Auto Refinancing: A Simple Solution To High Auto Loan Payments
Has your monthly car payment put you in over your head? Let the BuyingAdvice Team show you how auto refinancing might be the solution.
Now, when we talk about refinancing, you're probably thinking in terms of mortgages, which come with a number of fees and stacks of paperwork. This often keeps borrowers from even considering refinancing for their car, but in fact auto refinancing is a much simpler and cheaper process. For instance, there is no appraisal process to go through with a car, as values are already marked in price guides like Kelley Blue Book. Instead, auto refinancing typically only involves a brief application, and a nominal lien filing fee, which varies from state to state, but typically is no more than $65.
Now that you know how easy and cheap refinancing can be, how do you know if it's right for you? If you're in one of the following scenarios, then you should strongly consider getting an auto loan quote:
Buyer's Remorse. You didn't shop around for financing and got slapped with a high interest rate. Refinancing can lower this rate and save you money.
Improved Credit.

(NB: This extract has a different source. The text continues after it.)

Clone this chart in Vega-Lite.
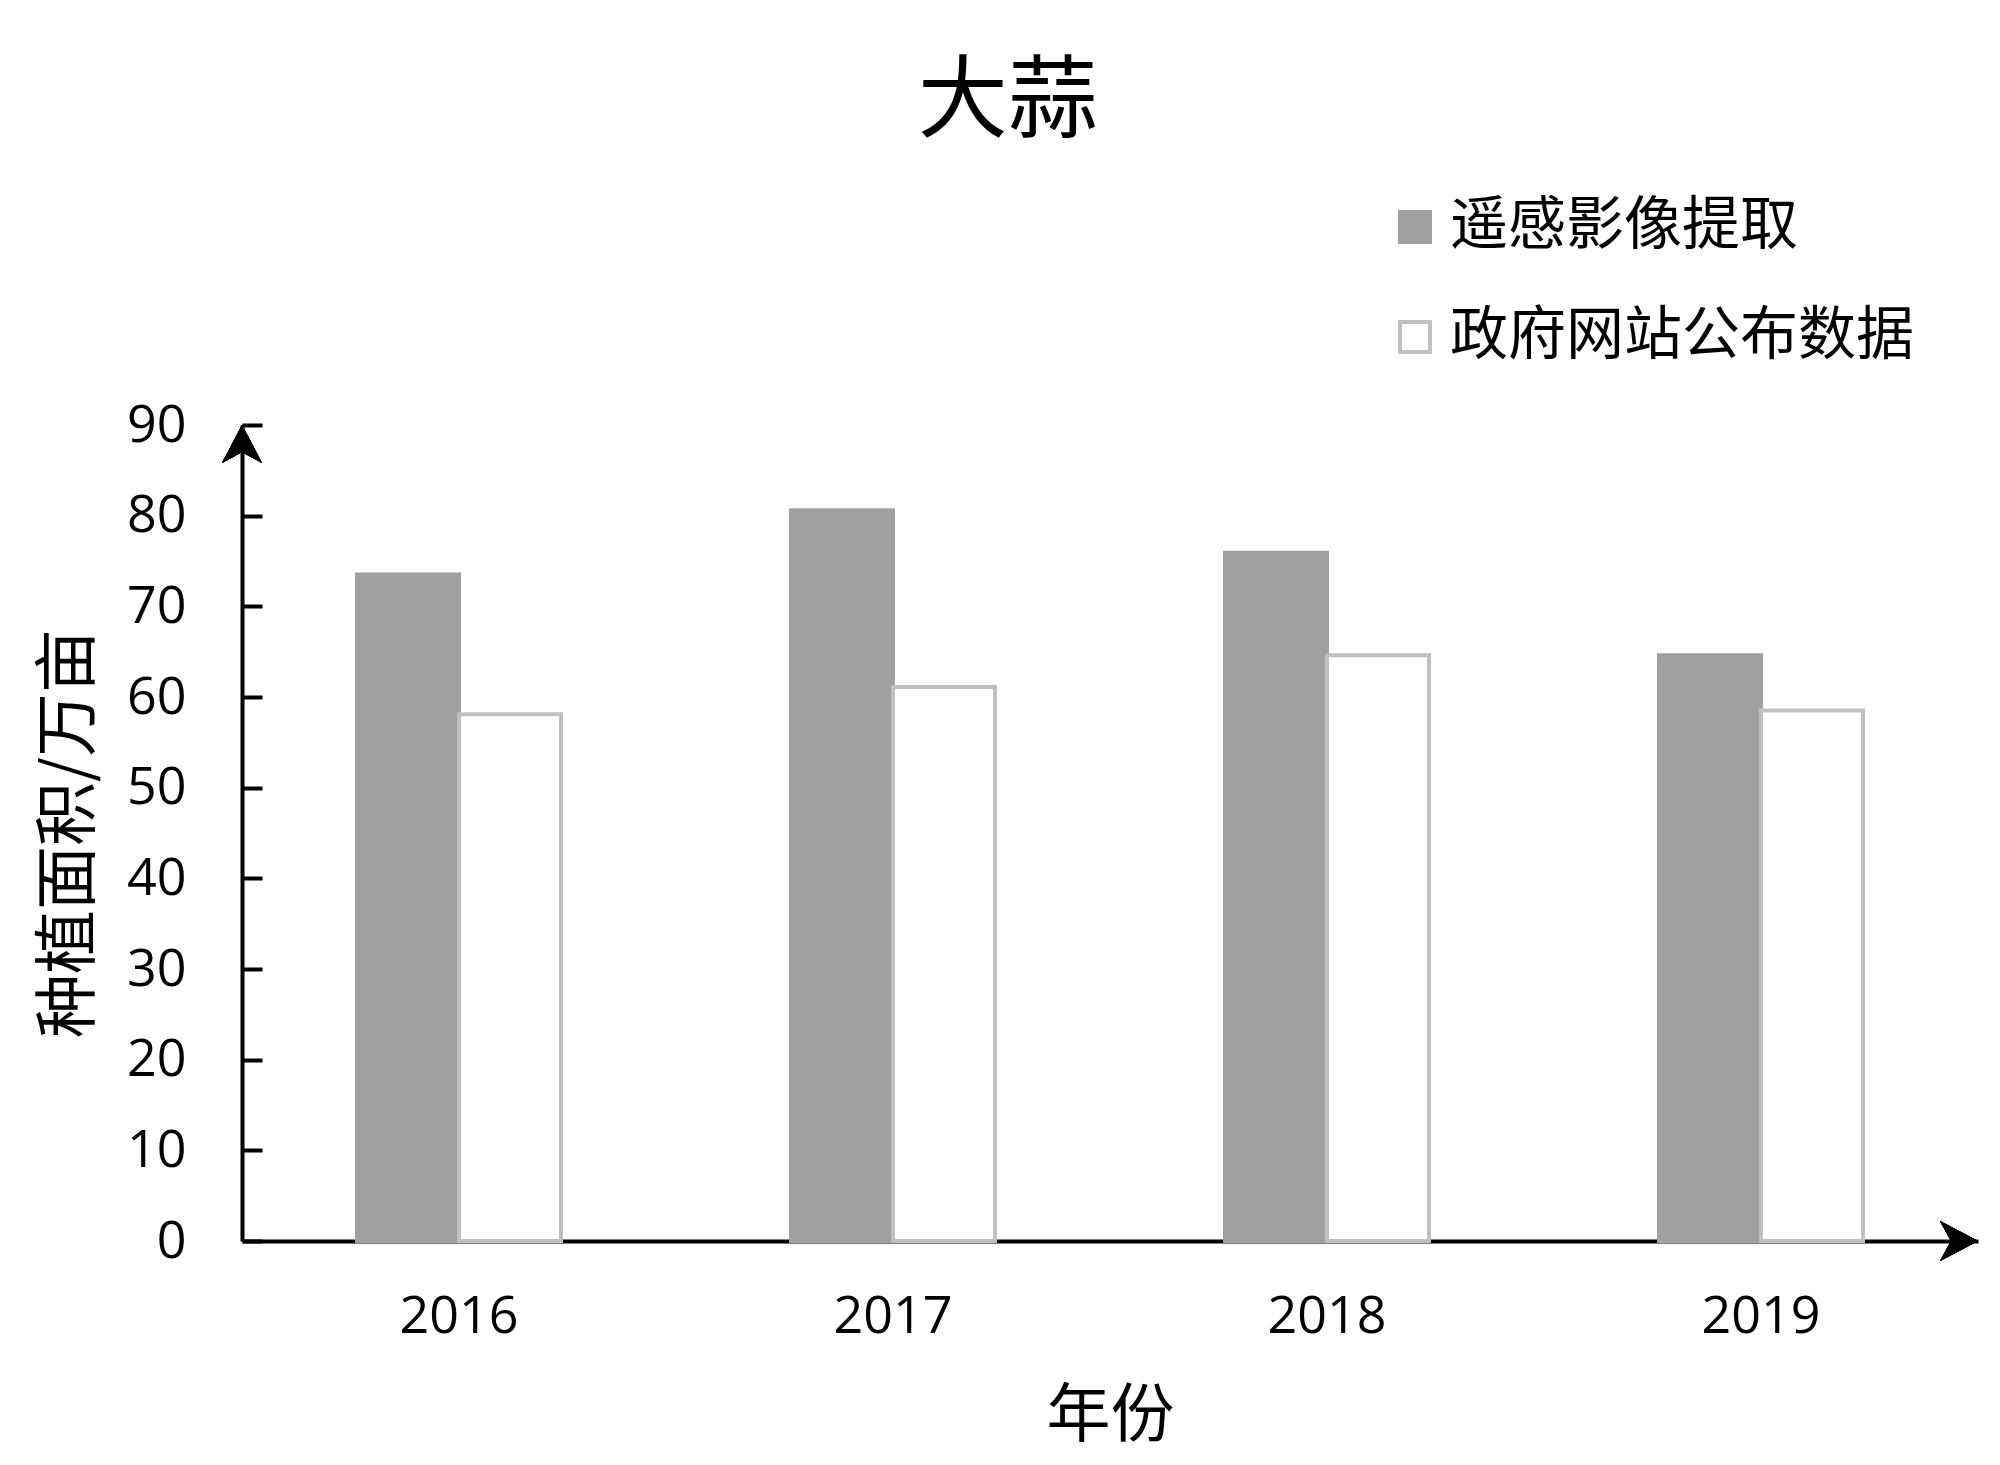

Your credit score was less than stellar when you bought the car, but has since improved. Refinancing can lower your interest payments.
Budget Crunch. You bought a house, or maybe you were laid off, and your budget's tight now. Refinancing can help you stretch out the loan, and maybe cut the interest rate. However, unless you're unable to afford your current monthly payment, you should never agree to a longer loan period. Sure, you might get a lower interest rate, but any savings will likely be cancelled out by the increased time you'll be making interest payments.
There are also times when refinancing is ill-advised or pointless. For instance:
Unchanged Credit. Unless overall interest rates have dropped significantly, you'll get about the same, or even a higher, rate.
Damaged Credit. If your credit has actually worsened since you got the original loan, refinancing might actually raise your rate.
End of Loan Period. If your auto loan has a year or less left on it, then at this point, you're probably not paying much in interest anyway. Refinancing won't make a difference.
There can also be some drawbacks to refinancing. For example, if the car in question was new when you bought it, you got a new-car rate on your loan. When you refinance it, you'll be getting the used-car rate, since it's technically a used car now. What's the difference? Used-car loan rates are not as favorable as those of new-car loans, and they tend to be about one percent higher.
There's another catch: If you're upside-down on your loan, which means you owe more on the car than it is currently worth, lenders might not be willing to refinance you. That's because to refinance, the lender will use the car as collateral on the new loan.
If this is the case, and you're suffering from a shrinking budget, the best thing to do is to discuss the situation with your lender and try to have your existing loan extended. Even if your lender raises the interest rate, your monthly payments will still be lower than now.